Но именно здесь у нас возникает вопрос чрезвычайной важности: насколько человек может своим мыслящим словом рассеять мрак небытия и восстановить свое пошатнувшееся бытие? Насколько экзистенциальное мышление, несомое тем великим, созидающим бытие fiat, в состоянии преодолеть чисто логическую теоретическую область и вступить на уровень онтологической действительности? Насколько человек может сотворить себя сам своим мышлением?

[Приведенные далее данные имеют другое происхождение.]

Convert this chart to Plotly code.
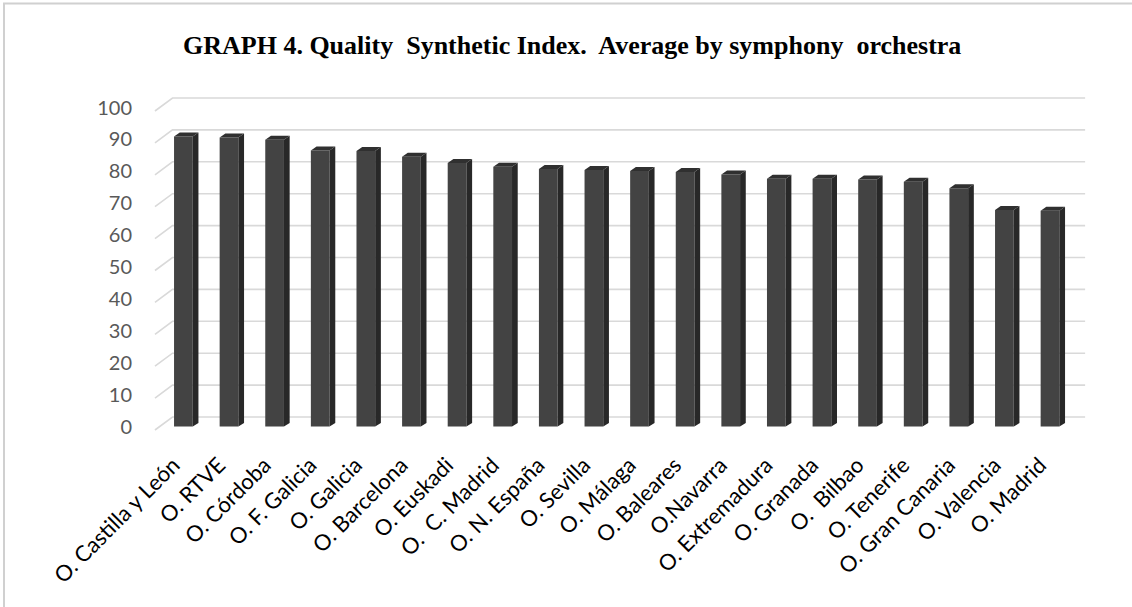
import plotly.graph_objects as go

# ---- data ----
categories = ["O. Castilla y León", "O. RTVE", "O. Córdoba", "O. F. Galicia", "O. Galicia",
              "O. Barcelona", "O. Euskadi", "O.  C. Madrid", "O. N. España", "O. Sevilla",
              "O. Málaga", "O. Baleares", "O.Navarra", "O. Extremadura", "O. Granada",
              "O.  Bilbao", "O. Tenerife", "O. Gran Canaria", "O. Valencia", "O. Madrid"]
values = [90.9, 90.6, 89.9, 86.5, 86.4, 84.6, 82.6, 81.4, 80.7, 80.4,
          80.1, 79.8, 79.0, 77.7, 77.7, 77.4, 76.7, 74.7, 67.9, 67.6]
y_ticks = [0, 10, 20, 30, 40, 50, 60, 70, 80, 90, 100]
title_text = "GRAPH 4. Quality  Synthetic Index.  Average by symphony  orchestra"

# ---- style constants ----
BAR_W = 0.41          # front face width (x units)
DEPTH_X = 0.125       # bar depth offset in x units
DEPTH_Y = 1.25        # bar depth offset in y units
FRONT_C = "#434343"
SIDE_C = "#282828"
CAP_C = "#303030"
GRID_C = "#d9d9d9"
X_RANGE = [-0.732, 19.877]
Y_RANGE = [-1.724, 103.92]
WALL_FRONT_X, WALL_BACK_X, WALL_RIGHT_X = -0.623, -0.239, 19.77
WALL_FRONT_DY, WALL_BACK_DY = -1.1, 2.98
LABEL_SHIFT = 0.22

idx = list(range(len(categories)))
half = BAR_W / 2

# side faces and top caps as polygons derived from the values
side_x, side_y, cap_x, cap_y = [], [], [], []
for i, v in zip(idx, values):
    xr = i + half
    side_x += [xr, xr + DEPTH_X, xr + DEPTH_X, xr, xr, None]
    side_y += [0, DEPTH_Y * 0.85, v + DEPTH_Y, v, 0, None]
    cap_x += [i - half, xr, xr + DEPTH_X, i - half + DEPTH_X, i - half, None]
    cap_y += [v, v, v + DEPTH_Y, v + DEPTH_Y, v, None]

fig = go.Figure()
fig.add_trace(go.Bar(x=idx, y=values, width=BAR_W, marker=dict(color=FRONT_C, line=dict(width=0)),
                     hoverinfo="x+y", showlegend=False))
fig.add_trace(go.Scatter(x=side_x, y=side_y, mode="lines", fill="toself", fillcolor=SIDE_C,
                         line=dict(width=0, color=SIDE_C), hoverinfo="skip", showlegend=False))
fig.add_trace(go.Scatter(x=cap_x, y=cap_y, mode="lines", fill="toself", fillcolor=CAP_C,
                         line=dict(width=0, color=CAP_C), hoverinfo="skip", showlegend=False))

# 3D-style gridlines (back wall + floor diagonals)
shapes = []
for t in y_ticks:
    path = (f"M {WALL_FRONT_X},{t + WALL_FRONT_DY} L {WALL_BACK_X},{t + WALL_BACK_DY} "
            f"L {WALL_RIGHT_X},{t + WALL_BACK_DY}")
    shapes.append(dict(type="path", path=path, xref="x", yref="y", layer="below",
                       line=dict(color=GRID_C, width=1.6)))
# outer chart frame (left and top edges visible)
shapes.append(dict(type="rect", xref="paper", yref="paper", x0=-0.1553, x1=1.2, y0=-1.0, y1=1.2715,
                   line=dict(color="#d0d0d0", width=2), fillcolor="rgba(0,0,0,0)", layer="below"))

fig.update_layout(
    width=1132, height=607, autosize=False,
    margin=dict(l=150, r=42, t=95, b=175),
    paper_bgcolor="white", plot_bgcolor="white",
    bargap=0.5,
    shapes=shapes,
    xaxis=dict(range=X_RANGE, tickmode="array", tickvals=[i - LABEL_SHIFT for i in idx],
               ticktext=[c.replace("  ", "\u00a0 ") for c in categories],
               tickangle=-45, showgrid=False, zeroline=False, showline=False, ticks="",
               tickfont=dict(family="Lato", size=22, color="#000000"), ticklabelstandoff=15),
    yaxis=dict(range=Y_RANGE, tickmode="array", tickvals=y_ticks, showgrid=False,
               zeroline=False, showline=False, ticks="",
               tickfont=dict(family="Lato", size=20, color="#595959"), ticklabelstandoff=17),
    annotations=[dict(text="<b>" + title_text.replace("  ", "\u00a0 ") + "</b>",
                      xref="paper", yref="paper", x=0.449, y=1.148, xanchor="center",
                      yanchor="middle", showarrow=False,
                      font=dict(family="Liberation Serif", size=26, color="#000000"))],
)

fig.write_html("out.html", config={"displayModeBar": False},
               post_script="document.body.style.margin='0';document.body.style.overflow='hidden';")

Не только Иов пытается придать слову смысл созидающего бытие. Эти попытки особенно явственны в экзистенциальной философии и поэзии. R. M. Rilke в девятой дуинезской элегии обращается к земле, пытаясь угадать ее глубочайшее желание: «Не этого ли, земля, ты хочешь? Невидимой в нас Воскреснуть? Не это ли было Мечтой твоей давней? Невидимость! Если не преображенья, То чего же ты хочешь от нас?» Имеет ли здесь в виду Рильке христианское преображение мира в конце времен? Отнюдь нет! Невидимость земли, ее преображение, поставленное ею перед нами задание невидимо воскреснуть в нас, должно быть осуществлено, по Rilke, словом, поэтическим словом, песнью поэта. В этой же самой элегии Rilke говорит: «Быть может, мы здесь для того, Чтобы сказать:“колодец”, “ворота”, “дерево”, “дом”, “окно”... Чтобы, сказав, подсказать вещам сокровенную сущность, Неизвестную им»[51]. В нашем слове вещи должны обрести глубинный смысл и найти глубинное бытие. В нашем слове они должны превратиться в подлинные, какими они здесь никогда не бывают. Поэтому в третьем сонете Орфея Rilke, словно продолжая мысль элегии, говорит: «Желанью песнь, по-твоему, чужда И целью не прельщается конечной. Песнь — бытие»[52] – Gesang ist Dasein. Орфей, этот поющий Бог, бытие превращает в чистое молчание, ибо его песенное слово превращает землю именно в чистое слушание: «Поет Орфей. И смолкло все. Но в самом молчании идет преображение вещей». В песне Орфея бытие услышало себя, услышало так, как никогда не думало быть[53]. Слово поэта строит бытие. Возможно именно поэтому Рильке, требуя от человека хвалить мир в присутствии ангела, приказывает «высказать вещи ему» — не слова, ибо слово должно превратиться в вещь. Онтологизация слова здесь проявляется со всей очевидностью. Но разве изречение Rilke — «песнь — бытие» не напоминает нам высказывание Heidegger’а, что метафизика «высказывает» бытие? И разве приказание Rilke высказывать вещи не напоминает утверждение Heidegger’а, что «мыслящий дает слово бытию»[54]? Экзистенциальная поэзия здесь соприкасается с экзистенциальной философией и обе вкладывают в слово онтологический смысл. И поэт, и мыслитель своим словом строят бытие. Как далеко может зайти этот процесс построения бытия? В чем конкретно он может быть проявлен?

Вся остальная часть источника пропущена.